Approximately 9-10% of the U.S. population currently meets the criteria for substance abuse or dependence ; about 15 million have an alcohol use disorder, 4 million have a drug use disorder, and about 3 million have both alcohol and drug disorders. As you can see, substance use and misuse is very prevalent in this country, but many do not receive help because they can’t afford it or do not realize they have a problem (DiNitto& McNeece, 2008, pg. 175).

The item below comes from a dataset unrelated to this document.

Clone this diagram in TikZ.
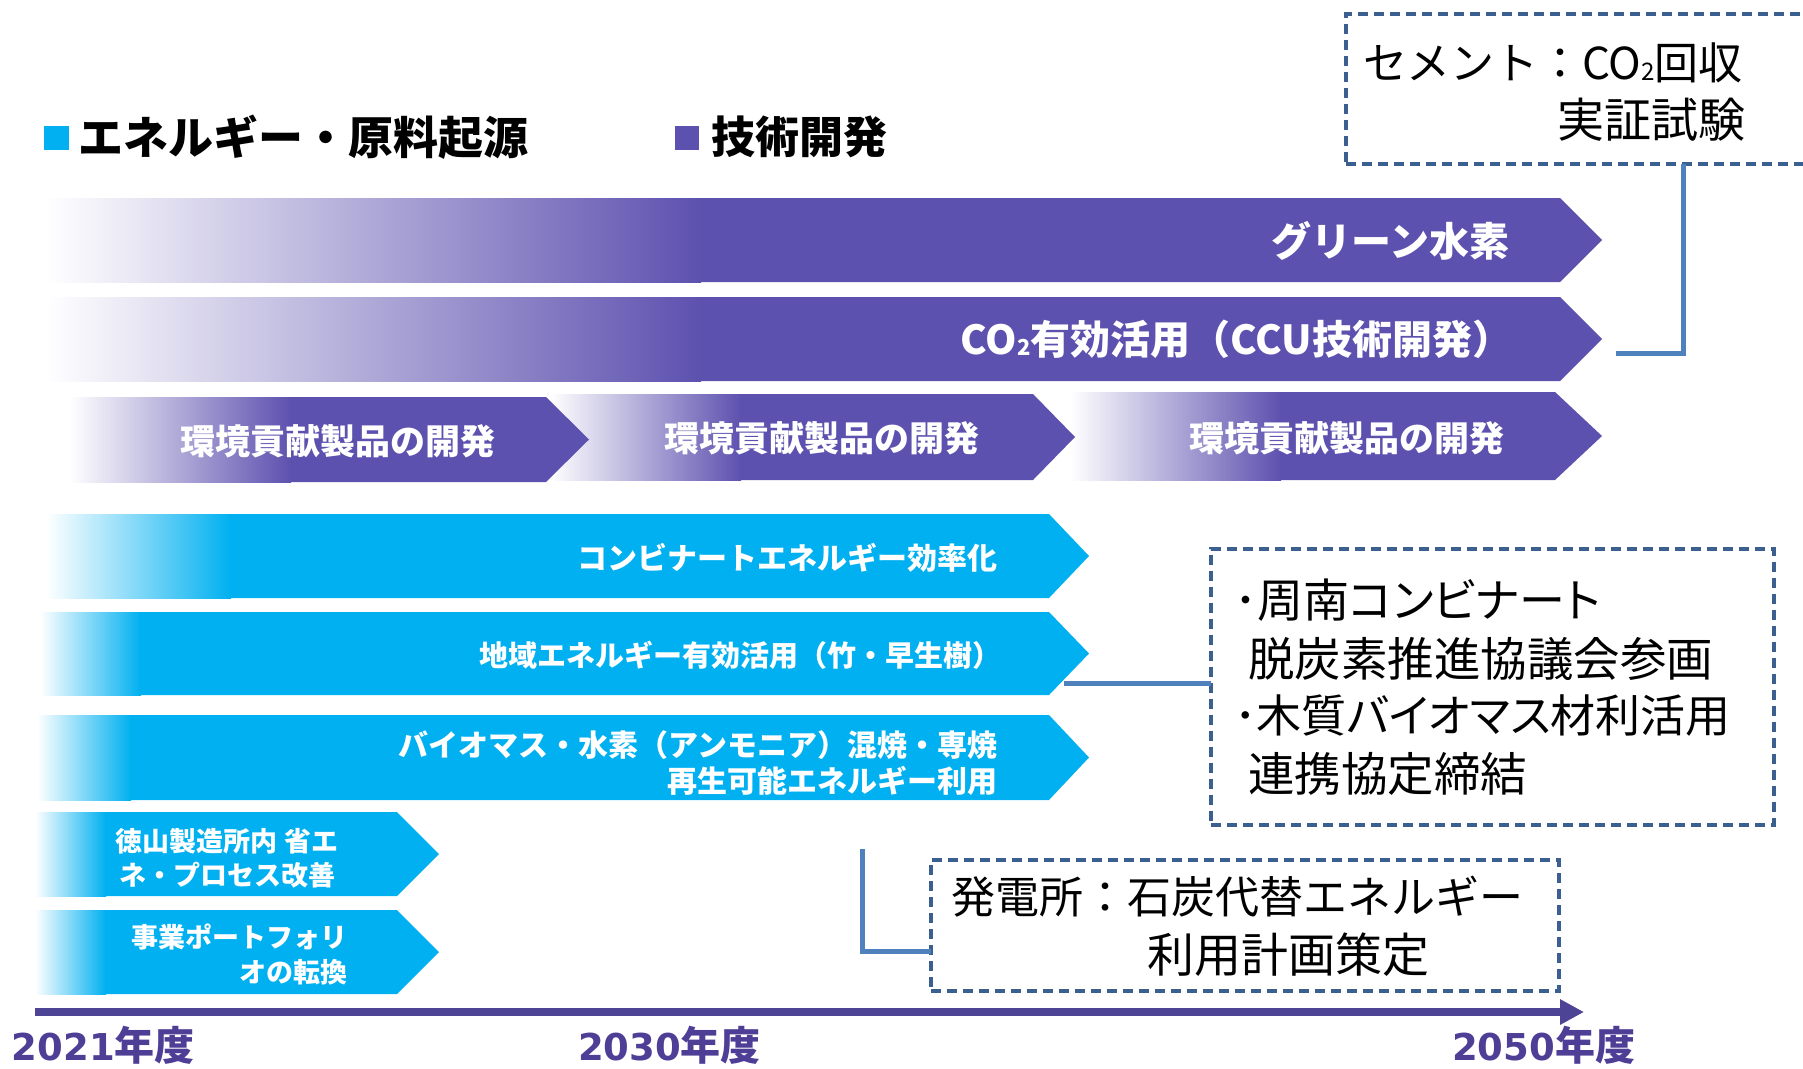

Unfortunately, many social workers tend to receive very little training in substance abuse and misuse despite 43% of the NASW members reporting that they’ve worked with people with substance abuse disorders. It is obvious that we need to provide more training and resources to social workers who will most likely come into contact with substance abuse disorders in their practice (Blackboard presentation).
Two very important characteristics goes a long way with social workers: empathy and empowerment- social workers must work with people to make them the best they can be (Merrit Hartblay).When the substance is altering a person’s quality of life,social workers help addicts find a way to fix the soul (Merrit Hartblay).
Substance abuse happens often times when someone experiences trauma and the person doesn’t get a chance to process it and instead it just festers- it’s easy to self medicate. Substance abuse also has a genetic component. “Many individuals with alcohol or drug disorders have a family history of these problems, suggesting a genetic predisposition” (DiNitto &McNeece, 2008, p. 177).
The Office of the National Drug Control Policy reports that majority of the annual drug control budget goes to law enforcement rather than treatment,prevention, and related research. However, there is no evidence that law enforcement and consequences such as prison reduces drug abuse and dependence(DiNitto & McNeece, 2008, p. 187).
To end on a positive note, the US government is providing millions of dollars for brain research in the hopes of identifying areas for prevention and treatment. It is essential that social workers and other professionals can appropriately care for and provide effective substance abuse treatments (Straussner, 2012, p. 131).